Your broker should own this process. If the person handling your coverage does not know what Form E is, does not have a system for tracking SC filings, and has never dealt with SCDMV directly on a compliance issue, that is not the right broker for a South Carolina trucking operation. The filing itself is not complicated. The failure mode is entirely a function of whether your broker is paying attention.

If you are not confident your current coverage and filings are properly structured for your South Carolina operation, get a coverage review and find out exactly where you stand before SCDMV tells you first.

Frequently Asked Questions

What is the difference between a South Carolina Form E insurance filing and a BMC-91X?

A BMC-91X is a federal filing submitted to FMCSA that certifies your liability coverage meets interstate operating requirements under federal motor carrier regulations. A South Carolina Form E is a separate state-level certificate of insurance filed directly with SCDMV by your insurer. The two filings run on completely independent systems. Having an active BMC-91X on file with FMCSA does not satisfy SCDMV's Form E requirement, and a lapsed Form E can trigger a state registration suspension even if your federal authority is in good standing.

How does SCDMV notify carriers when a Form E filing lapses?

SCDMV does not send advance notice when a Form E is about to lapse or has lapsed. When your insurer cancels or fails to renew the underlying policy, the filing goes inactive and SCDMV can move to suspend your motor carrier registration without a warning letter. The practical fix is to work with a broker who monitors filing status proactively and coordinates directly with your carrier to ensure the Form E is renewed before any policy change takes effect.

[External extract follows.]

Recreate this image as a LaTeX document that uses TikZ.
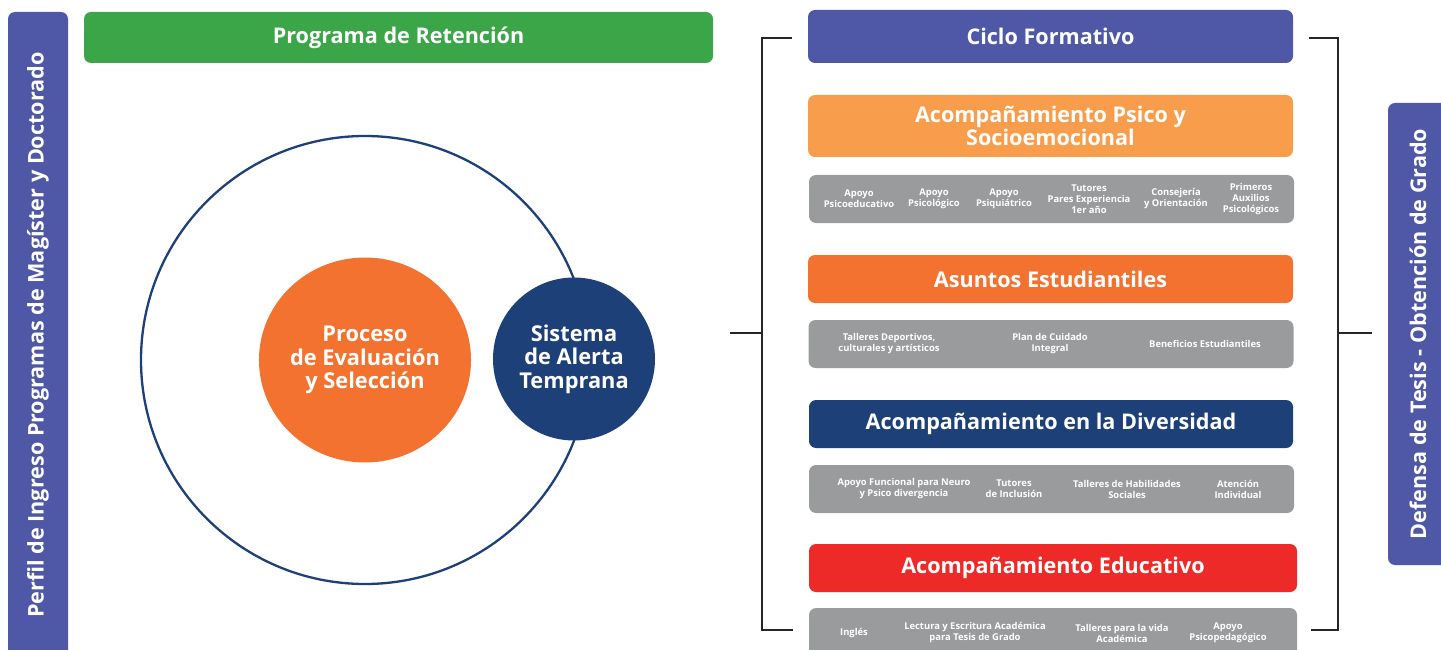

Do South Carolina owner-operators leased to a motor carrier need their own Form E filing?

It depends on how the vehicle is registered. If the truck is titled and registered in South Carolina under your name or your LLC, SCDMV may require a Form E tied to that specific vehicle registration regardless of what the leasing carrier has on file at the federal level. The leasing carrier's FMCSA filings do not automatically satisfy SCDMV's state registration requirements for a vehicle registered in your name. Verify the requirement with your broker before assuming coverage flows down from the carrier.